What happens to Medicare under that scenario? Some medical procedures, particularly for old people, can exceed that.
Current federal government revenues top out at $3 trillion. Dividing it by a rough population number of 300 million (and ignoring the fact that portion of it comes from corporate income tax, excise taxes, etc.), the revenues collected stand at $10,000 a year a citizen. Distributing $8,400 a year back requires rather deep cuts to every single entitlement program and then some (defense, USPS, air traffic controllers, national parks, etc.)
In a system with UBI, we'd really need to have universal healthcare ("Medicare for all"). Someone making only the basic income isn't going to have any money for sky-high Obamacare premiums, and would likely be on Medicaid. But that whole system is a complete mess, with a lot of people unable to afford Obamacare because their state didn't expand Medicaid enrollment. And now with one of the biggest insurance companies pulling out of the Obamacare exchanges, rates are going to skyrocket even more. There's only two solutions to this: 1) repeal Obamacare and change to a system where people who have no insurance are denied healthcare and are left outside the ER to die on the street, or 2) universal healthcare.
The way politics are going in this country, I predict we'll see #1 before we see #2.
It seems like we currently have 2 buckets:
- living money for people who, for whatever reason, have no source of income
- publicly funded medical insurance
It doesn't seem totally unreasonable to classify medical expenses separately from routine living expenses.
The amount of spending in the routine-living-expenses bucket is enough to pay about $350 per month to each of the country's 320M residents.
I think a good proposal is to instate that $350 universal half basic income, replacing social security and unemployment insurance, and then reduce the minimum wage to $0. Even with the rise of a robotic workforce, just about anyone should be able to find work that will pay the remaining 350 if they're allowed to work for little enough.
[1] https://www.nationalpriorities.org/budget-basics/federal-bud...
Edit / Afterthought: No one currently receiving social security or unemployment will support this proposal because they are all receiving way more than that. More than 700/month, and certainly more than they need to survive.
What would work, I think, might be a phase-out: for anyone who's getting less in SS payments than the UBI, just replace their SS with UBI. For everyone making more, they don't get a UBI, they just keep drawing SS. (Or, you could say they get UBI plus the difference between SS and UBI.) Then eliminate the SS portion of the FICA tax and stop everyone from paying into it going forward.
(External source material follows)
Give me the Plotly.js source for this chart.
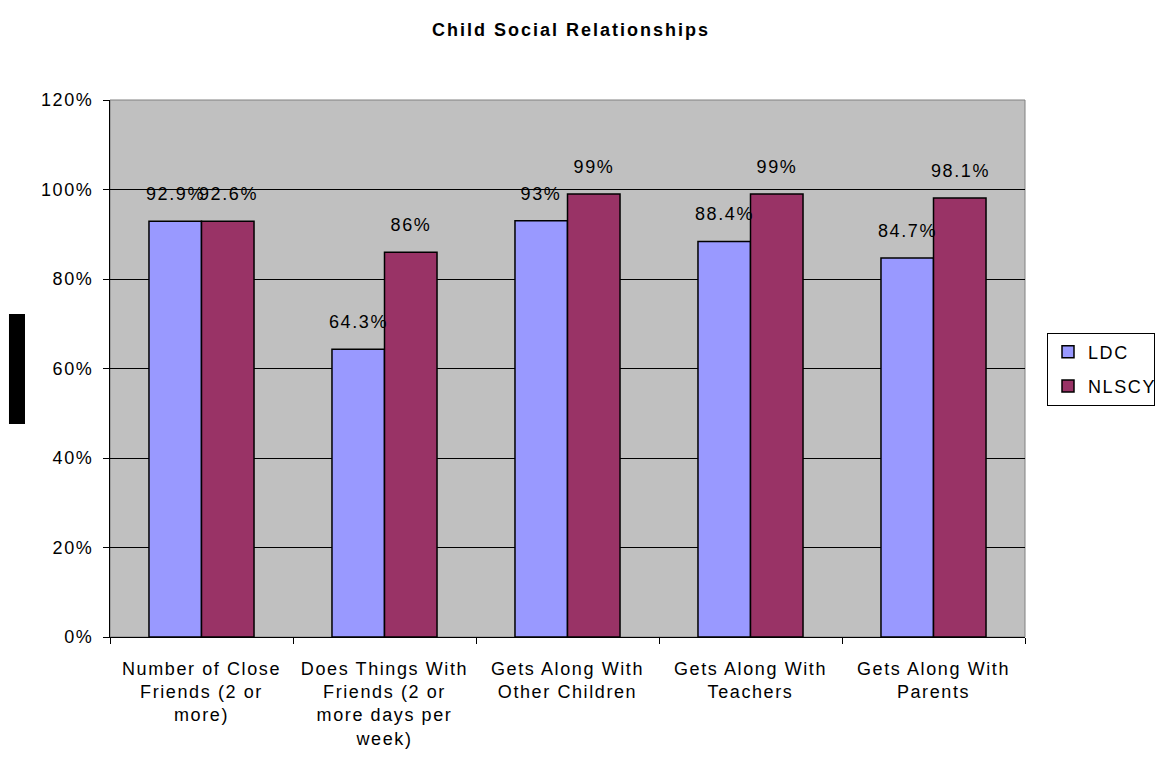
<!DOCTYPE html>
<html>
<head>
<meta charset="utf-8">
<script src="https://cdn.plot.ly/plotly-3.0.1.min.js"></script>
<style>
  html, body { margin: 0; padding: 0; background: #fff; }
  #chart { width: 1156px; height: 770px; }
  #chart .main-svg text { letter-spacing: 1.6px; }
  #chart .main-svg .gtitle { letter-spacing: 2px; }
</style>
</head>
<body>
<div id="chart"></div>
<script>
// ---- data ----
const categories = [
  "Number of Close<br>Friends (2 or<br>more)",
  "Does Things With<br>Friends (2 or<br>more days per<br>week)",
  "Gets Along With<br>Other Children",
  "Gets Along With<br>Teachers",
  "Gets Along With<br>Parents"
];
const seriesNames = ["LDC", "NLSCY"];
const ldcValues   = [0.929, 0.643, 0.93, 0.884, 0.847];
const nlscyValues = [0.929, 0.86, 0.99, 0.99, 0.981];
const ldcLabels   = ["92.9%", "64.3%", "93%", "88.4%", "84.7%"];
const nlscyLabels = ["92.6%", "86%", "99%", "99%", "98.1%"];
const yTickVals   = [0, 0.2, 0.4, 0.6, 0.8, 1.0, 1.2];
const yTickText   = ["0%", "20%", "40%", "60%", "80%", "100%", "120%"];

const FONT = "Arial, 'Liberation Sans', sans-serif";

const traces = [
  {
    type: "bar", name: seriesNames[0], x: categories, y: ldcValues,
    legendgroup: "a",
    marker: { color: "#9999FF", line: { color: "#000000", width: 1.5 } },
    hoverinfo: "skip"
  },
  {
    type: "bar", name: seriesNames[1], x: categories, y: nlscyValues,
    legendgroup: "b",
    marker: { color: "#993366", line: { color: "#000000", width: 1.5 } },
    hoverinfo: "skip"
  }
];

const annotations = [];
categories.forEach((c, i) => {
  annotations.push({
    x: c, y: ldcValues[i], xref: "x", yref: "y", text: ldcLabels[i],
    showarrow: false, xshift: -26.5, yshift: 27, yanchor: "middle", xanchor: "center",
    font: { family: FONT, size: 18, color: "#000" }
  });
  annotations.push({
    x: c, y: nlscyValues[i], xref: "x", yref: "y", text: nlscyLabels[i],
    showarrow: false, xshift: 26.5, yshift: 27, yanchor: "middle", xanchor: "center",
    font: { family: FONT, size: 18, color: "#000" }
  });
});

const layout = {
  width: 1156, height: 770,
  margin: { l: 110, r: 131, t: 100, b: 133, autoexpand: false },
  paper_bgcolor: "#FFFFFF",
  plot_bgcolor: "#C0C0C0",
  font: { family: FONT, size: 18, color: "#000" },
  title: {
    text: "<b>Child Social Relationships</b>",
    font: { family: FONT, size: 18, color: "#000" },
    x: 571 / 1156, xref: "container", xanchor: "center",
    y: 1 - 30 / 770, yref: "container", yanchor: "middle"
  },
  barmode: "group",
  bargap: 0.426,
  bargroupgap: 0,
  showlegend: true,
  legend: {
    xref: "container", yref: "container",
    x: 1047 / 1156, xanchor: "left", y: 1 - 369 / 770, yanchor: "middle",
    bgcolor: "#FFFFFF", bordercolor: "#000000", borderwidth: 1,
    font: { family: FONT, size: 18, color: "#000" },
    tracegroupgap: 8,
    traceorder: "grouped"
  },
  xaxis: {
    type: "category",
    automargin: false,
    showline: true, linecolor: "#000", linewidth: 1,
    ticks: "outside", tickson: "boundaries", ticklen: 6, tickcolor: "#000",
    ticklabelstandoff: 15,
    showgrid: false, zeroline: false,
    tickfont: { family: FONT, size: 18, color: "#000" },
    tickangle: 0
  },
  yaxis: {
    automargin: false,
    range: [0, 1.2],
    tickvals: yTickVals, ticktext: yTickText,
    showline: true, linecolor: "#000", linewidth: 1,
    ticks: "outside", ticklen: 6, tickcolor: "#000",
    ticklabelstandoff: 6,
    showgrid: true, gridcolor: "#000", gridwidth: 1,
    zeroline: false,
    tickfont: { family: FONT, size: 18, color: "#000" }
  },
  annotations: annotations,
  shapes: [
    {
      type: "rect", xref: "paper", yref: "paper", x0: 0, x1: 1, y0: 0, y1: 1,
      line: { color: "#808080", width: 1 }, fillcolor: "rgba(0,0,0,0)", layer: "below"
    },
    {
      type: "rect", xref: "paper", yref: "paper",
      x0: -0.1104, x1: -0.0929, y0: 0.3966, y1: 0.6015,
      line: { width: 0 }, fillcolor: "#000000"
    }
  ]
};

Plotly.newPlot("chart", traces, layout, { displayModeBar: false, staticPlot: true });
</script>
</body>
</html>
Then there'll be some math involved in figuring out how much people who partially paid into it get, but the end effect is that SS will cost less and less money until finally everyone's aged out (to the point where the amount they'd draw is less than UBI so we can just cancel SS altogether). It'll cost a bit more in the short term to do it this way, but it's more fair to people who paid into the SS system and it won't get the AARP voting against you.
>Edit / Afterthought: No one currently receiving social security or unemployment will support this proposal because they are all receiving way more than that. More than 700/month, and certainly more than they need to survive.
Again, you'll have to phase it out. Unemployment is an insurance program that people have paid into, just like SS, so of course they expect it to be there if they need it. And it may (or may not, depends on the person and their income) pay more than they need to survive, but if they have a lot of expenses like a big mortgage then that's irrelevant. They've been forced to live in a society where having a job is basically required for survival unless you get on the dole (which prevents you from working, so it's a trap), so unemployment is something the society has created to mitigate risk.
But like SS, it could be phased out (and the taxation from that eliminated). It could probably be replaced with privately-run unemployment insurance though, but it wouldn't be as necessary with UBI.
But your $700/month sounds low to me. I know it's supposed to be a bare minimum, but even that seems too little to me to live on with today's rent prices. I do think the government has a responsibility to do something about that; rents have been driven up far too much by Wall Street, foreign investors, speculation, etc. UBI needs to be enough for someone to live on with roommates (and not more than 1 per bedroom at market rates), in an average cost-of-living area, plus reasonable grocery store bills and a bit extra to cover transportation costs. If it isn't enough for that, it won't work, and it needs to be jacked up until it is. If that means instituting a big tax on Wall Street, then so be it, since they're largely responsible for the cost of living being what it is.